Comment expliquer cette mobilisation en demi-teinte ? « Il y a une forme de lassitude, de colère et de désillusion chez les Kényans, qui voient se répéter l’éternel duel dynastique entre Kenyatta et Odinga », décrypte Benji Ndolo, analyste politique à Nairobi. Ces deux derniers ont déjà chacun été trois fois candidat à la présidentielle – et leurs pères respectifs étaient les premiers président et vice-président du pays.

Soupçons de manipulation

« Il y a aussi la sensation que, quoi qu’il arrive, les élections seront truquées et le résultat manipulé », poursuit M. Ndolo. En 2013, Uhuru Kenyatta l’avait emporté au premier tour avec seulement 50,51 %. De forts soupçons de fraudes avaient entaché sa victoire et, sur ce terrain, la campagne d’enregistrement n’a pas rassuré. De gros retards ont ainsi été constatés dans la distribution des cartes d’identité, nécessaires à l’enregistrement, en particulier dans les zones défavorables au pouvoir. Fin janvier, l’IEBC a reconnu que près de 129 000 électeurs partageaient le même numéro de carte d’identité ou de passeport. L’opposition n’a cessé d’accuser le gouvernement et la commission d’enregistrer illégalement des mineurs, des personnes décédées et même des étrangers ougandais ou éthiopiens.
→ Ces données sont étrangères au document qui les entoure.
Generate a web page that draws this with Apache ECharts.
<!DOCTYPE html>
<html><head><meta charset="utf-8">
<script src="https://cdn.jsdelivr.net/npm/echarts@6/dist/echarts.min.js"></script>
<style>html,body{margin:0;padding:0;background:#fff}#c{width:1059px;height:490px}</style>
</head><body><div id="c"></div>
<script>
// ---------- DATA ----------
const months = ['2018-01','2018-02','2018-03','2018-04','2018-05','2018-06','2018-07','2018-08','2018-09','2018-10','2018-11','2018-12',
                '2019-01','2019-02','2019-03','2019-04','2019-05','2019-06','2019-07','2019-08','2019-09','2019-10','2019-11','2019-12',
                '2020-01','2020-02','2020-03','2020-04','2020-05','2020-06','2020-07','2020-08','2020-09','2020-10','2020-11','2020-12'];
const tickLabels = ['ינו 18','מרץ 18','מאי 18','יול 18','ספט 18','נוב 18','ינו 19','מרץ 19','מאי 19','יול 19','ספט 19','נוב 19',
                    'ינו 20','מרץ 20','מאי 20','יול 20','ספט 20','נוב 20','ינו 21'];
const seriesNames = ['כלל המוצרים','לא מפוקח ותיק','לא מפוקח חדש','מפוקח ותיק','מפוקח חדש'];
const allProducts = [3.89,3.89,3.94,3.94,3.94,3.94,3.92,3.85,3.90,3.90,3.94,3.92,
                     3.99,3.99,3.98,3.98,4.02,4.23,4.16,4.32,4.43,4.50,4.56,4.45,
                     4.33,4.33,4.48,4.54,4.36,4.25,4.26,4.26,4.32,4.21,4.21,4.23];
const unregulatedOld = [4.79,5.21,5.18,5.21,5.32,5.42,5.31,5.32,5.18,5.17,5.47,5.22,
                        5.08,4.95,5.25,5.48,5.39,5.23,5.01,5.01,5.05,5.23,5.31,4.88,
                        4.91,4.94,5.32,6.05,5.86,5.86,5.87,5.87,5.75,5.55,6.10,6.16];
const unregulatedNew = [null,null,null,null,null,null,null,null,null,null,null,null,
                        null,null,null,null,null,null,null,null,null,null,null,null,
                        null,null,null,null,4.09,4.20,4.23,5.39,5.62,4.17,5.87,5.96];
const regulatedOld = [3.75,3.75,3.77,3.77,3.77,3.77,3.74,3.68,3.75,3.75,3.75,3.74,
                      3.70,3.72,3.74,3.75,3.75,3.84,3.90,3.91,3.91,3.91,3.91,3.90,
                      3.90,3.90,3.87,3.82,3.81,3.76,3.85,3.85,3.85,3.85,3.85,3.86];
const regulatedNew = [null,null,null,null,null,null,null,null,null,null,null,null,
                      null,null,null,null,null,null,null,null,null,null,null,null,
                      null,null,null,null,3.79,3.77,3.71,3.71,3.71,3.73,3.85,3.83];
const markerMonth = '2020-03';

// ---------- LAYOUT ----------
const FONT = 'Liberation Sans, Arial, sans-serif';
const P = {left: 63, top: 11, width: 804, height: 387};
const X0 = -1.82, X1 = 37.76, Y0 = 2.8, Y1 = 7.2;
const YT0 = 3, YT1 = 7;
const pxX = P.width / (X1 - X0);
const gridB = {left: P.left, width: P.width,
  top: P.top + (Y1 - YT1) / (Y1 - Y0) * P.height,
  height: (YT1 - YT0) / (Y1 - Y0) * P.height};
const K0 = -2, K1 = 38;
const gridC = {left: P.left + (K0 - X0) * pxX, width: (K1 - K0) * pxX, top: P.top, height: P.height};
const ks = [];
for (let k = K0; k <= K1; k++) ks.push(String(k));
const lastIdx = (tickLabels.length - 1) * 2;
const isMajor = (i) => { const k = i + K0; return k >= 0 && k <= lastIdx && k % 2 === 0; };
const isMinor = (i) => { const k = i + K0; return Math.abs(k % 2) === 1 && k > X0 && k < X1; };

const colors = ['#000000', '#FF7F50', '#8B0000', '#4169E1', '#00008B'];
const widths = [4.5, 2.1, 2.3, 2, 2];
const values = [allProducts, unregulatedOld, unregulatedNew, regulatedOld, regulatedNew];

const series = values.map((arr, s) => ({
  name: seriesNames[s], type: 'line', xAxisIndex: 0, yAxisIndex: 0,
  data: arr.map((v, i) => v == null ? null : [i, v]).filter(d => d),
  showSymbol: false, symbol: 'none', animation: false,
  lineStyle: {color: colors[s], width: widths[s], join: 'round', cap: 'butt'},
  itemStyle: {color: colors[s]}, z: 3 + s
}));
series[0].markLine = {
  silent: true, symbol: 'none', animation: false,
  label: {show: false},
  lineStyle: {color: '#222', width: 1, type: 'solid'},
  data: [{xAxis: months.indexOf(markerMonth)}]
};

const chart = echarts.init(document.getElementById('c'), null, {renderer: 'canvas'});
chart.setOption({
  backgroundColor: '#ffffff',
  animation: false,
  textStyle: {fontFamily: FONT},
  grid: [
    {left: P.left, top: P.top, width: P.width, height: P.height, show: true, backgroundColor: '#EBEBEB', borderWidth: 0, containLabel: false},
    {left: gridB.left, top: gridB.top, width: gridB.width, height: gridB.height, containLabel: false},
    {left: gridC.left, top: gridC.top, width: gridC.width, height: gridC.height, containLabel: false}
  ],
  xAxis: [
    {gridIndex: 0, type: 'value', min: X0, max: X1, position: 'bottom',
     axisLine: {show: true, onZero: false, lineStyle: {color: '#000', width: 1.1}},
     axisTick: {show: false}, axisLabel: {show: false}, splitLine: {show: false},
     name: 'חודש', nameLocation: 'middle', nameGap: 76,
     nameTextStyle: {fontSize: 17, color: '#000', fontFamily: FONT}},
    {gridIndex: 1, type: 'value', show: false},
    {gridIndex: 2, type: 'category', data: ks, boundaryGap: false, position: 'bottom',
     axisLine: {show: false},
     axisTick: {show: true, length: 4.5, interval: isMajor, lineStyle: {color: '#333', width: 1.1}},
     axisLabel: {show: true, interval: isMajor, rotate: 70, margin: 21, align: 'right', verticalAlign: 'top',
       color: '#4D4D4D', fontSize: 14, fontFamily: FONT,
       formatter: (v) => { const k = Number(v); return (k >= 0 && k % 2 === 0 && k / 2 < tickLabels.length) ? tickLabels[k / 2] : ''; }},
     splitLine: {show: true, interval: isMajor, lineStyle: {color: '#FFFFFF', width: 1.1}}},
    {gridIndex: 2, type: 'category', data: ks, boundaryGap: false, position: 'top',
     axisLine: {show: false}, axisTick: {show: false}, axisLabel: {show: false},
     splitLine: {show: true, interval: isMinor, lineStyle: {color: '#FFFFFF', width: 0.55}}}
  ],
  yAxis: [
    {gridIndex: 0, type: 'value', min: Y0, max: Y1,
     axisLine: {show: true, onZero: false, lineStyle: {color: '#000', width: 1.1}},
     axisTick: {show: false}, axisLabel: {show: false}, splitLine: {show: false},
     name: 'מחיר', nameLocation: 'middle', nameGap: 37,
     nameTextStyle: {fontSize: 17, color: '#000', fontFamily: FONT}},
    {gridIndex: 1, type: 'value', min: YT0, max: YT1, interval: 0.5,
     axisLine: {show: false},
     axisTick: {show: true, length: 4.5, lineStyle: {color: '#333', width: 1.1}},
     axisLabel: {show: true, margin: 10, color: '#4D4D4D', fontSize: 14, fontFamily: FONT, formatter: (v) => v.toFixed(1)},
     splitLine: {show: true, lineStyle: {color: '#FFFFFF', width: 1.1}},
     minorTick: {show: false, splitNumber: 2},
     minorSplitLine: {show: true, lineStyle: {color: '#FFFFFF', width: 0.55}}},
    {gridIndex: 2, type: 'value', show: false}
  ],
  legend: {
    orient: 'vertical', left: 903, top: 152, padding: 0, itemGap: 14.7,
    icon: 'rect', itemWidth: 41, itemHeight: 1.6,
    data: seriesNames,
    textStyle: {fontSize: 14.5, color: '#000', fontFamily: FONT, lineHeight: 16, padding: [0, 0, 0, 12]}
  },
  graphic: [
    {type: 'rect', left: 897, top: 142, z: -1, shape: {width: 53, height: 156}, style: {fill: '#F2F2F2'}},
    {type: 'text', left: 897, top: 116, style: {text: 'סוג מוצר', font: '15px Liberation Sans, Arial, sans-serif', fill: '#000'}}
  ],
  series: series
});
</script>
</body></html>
Des violences ont également été signalées, notamment à Kisumu (ouest), fief de l’opposition, où des bandes de jeunes ont dressé des barrages routiers, forçant passants et automobilistes à montrer leur carte d’électeur au risque d’être agressés ou rackettés. Pour ne rien arranger, l’organisation Chabab, alliée à Al-Qaida, a dérobé début février des kits biométriques de l’IEBC lors d’une attaque menée dans la ville d’Arabia, à la frontière somalienne. Un temps, la rumeur a circulé que les djihadistes pourraient dérober des données importantes, voire enregistrer leurs propres partisans – vite démentie par l’IEBC.
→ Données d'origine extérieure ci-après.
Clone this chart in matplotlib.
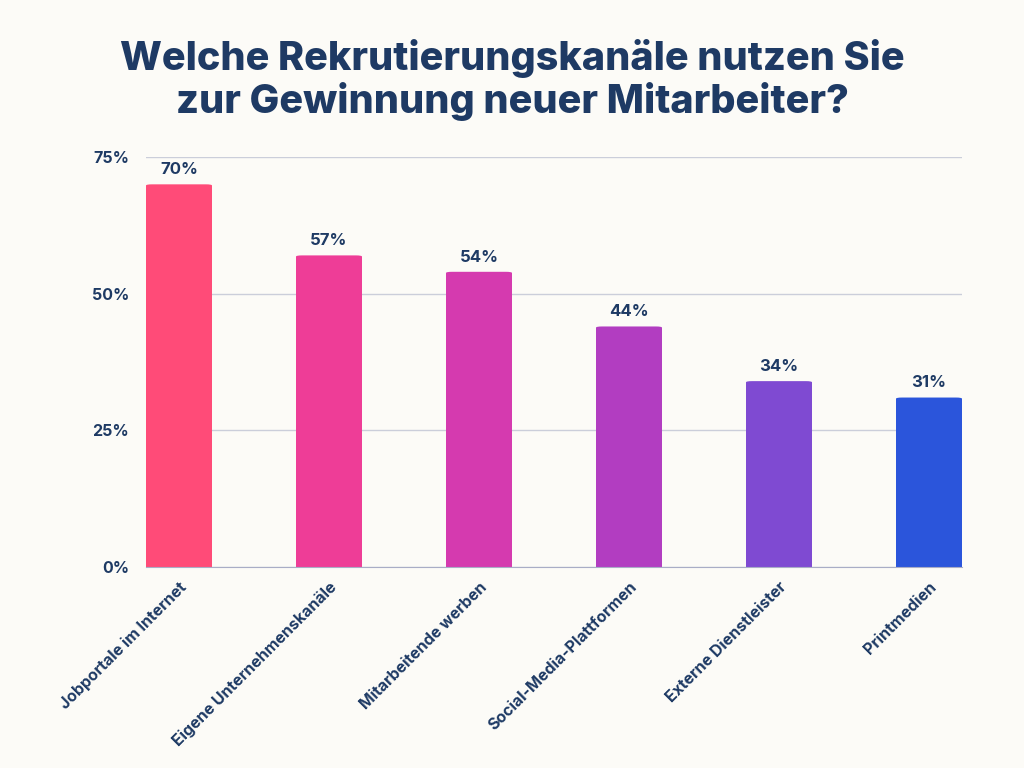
import matplotlib
matplotlib.use("Agg")
import matplotlib.pyplot as plt
from matplotlib.patches import FancyBboxPatch

kanaele = ["Jobportale im Internet", "Eigene Unternehmenskanäle", "Mitarbeitende werben",
           "Social-Media-Plattformen", "Externe Dienstleister", "Printmedien"]
anteile = [70, 57, 54, 44, 34, 31]
y_ticks = [0, 25, 50, 75]
y_labels = ["0%", "25%", "50%", "75%"]

farben = ["#FF4B78", "#EE3D97", "#D53AAF", "#B23DC1", "#7F4AD2", "#2B55DB"]
dunkel = "#1E3A64"
hg = "#FCFBF7"

plt.rcParams["font.family"] = ["Inter", "DejaVu Sans"]

fig = plt.figure(figsize=(10.24, 7.68), dpi=100, facecolor=hg)
ax = fig.add_axes([146/1024, 1-567/768, (962-146)/1024, 410/768])
ax.set_facecolor(hg)

bars = ax.bar(range(len(kanaele)), anteile, width=0.44, color=farben, zorder=3)
# abgerundete Ecken oben
for b, c in zip(bars, farben):
    b.set_visible(False)
    x, y = b.get_x(), b.get_y()
    w, h = b.get_width(), b.get_height()
    p = FancyBboxPatch((x, y), w, h, boxstyle="round,pad=0,rounding_size=0.04",
                       mutation_aspect=5.5, facecolor=c, edgecolor="none", zorder=3)
    ax.add_patch(p)
    ax.add_patch(plt.Rectangle((x, 0), w, min(h, 3), facecolor=c, edgecolor="none", zorder=3))

for i, v in enumerate(anteile):
    ax.text(i, v + 1.3, f"{v}%", ha="center", va="bottom", fontsize=12,
            fontweight="bold", color=dunkel)

ax.set_xlim(-0.22, len(kanaele) - 1 + 0.22)
ax.set_ylim(0, 75)
ax.set_yticks(y_ticks)
ax.set_yticklabels(y_labels, fontsize=11.5, fontweight="bold", color=dunkel)
ax.set_xticks(range(len(kanaele)))
ax.set_xticklabels(kanaele, rotation=45, ha="right", rotation_mode="anchor",
                   fontsize=11.5, fontweight="bold", color=dunkel)
ax.tick_params(axis="both", length=0)
ax.tick_params(axis="y", pad=12)
ax.tick_params(axis="x", pad=9)

ax.grid(axis="y", color="#CBCEDA", linewidth=1, zorder=0)
for s in ["top", "right", "left"]:
    ax.spines[s].set_visible(False)
ax.spines["bottom"].set_color("#A9ADC6")
ax.spines["bottom"].set_zorder(4)

fig.text(0.5, 1-80/768, "Welche Rekrutierungskanäle nutzen Sie\nzur Gewinnung neuer Mitarbeiter?",
         ha="center", va="center", fontsize=28.5, fontweight="heavy", color=dunkel,
         linespacing=1.15)

fig.savefig("out.png", dpi=100, facecolor=hg)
L’organisation des élections générales entre maintenant dans sa phase finale. Mais l’opposition soupçonne déjà le gouvernement de vouloir manipuler la présidentielle avec l’aide des services secrets. « S’ils continuent à vouloir influencer le résultat de l’élection par les moyens de la fraude, les services secrets vont faire éclater cette nation et l’envoyer aux chiens », a prévenu M. Odinga. Une prédiction inquiétante, dix ans après les violences post-électorales de 2007, qui avaient fait 1 200 morts et un demi-million de déplacés.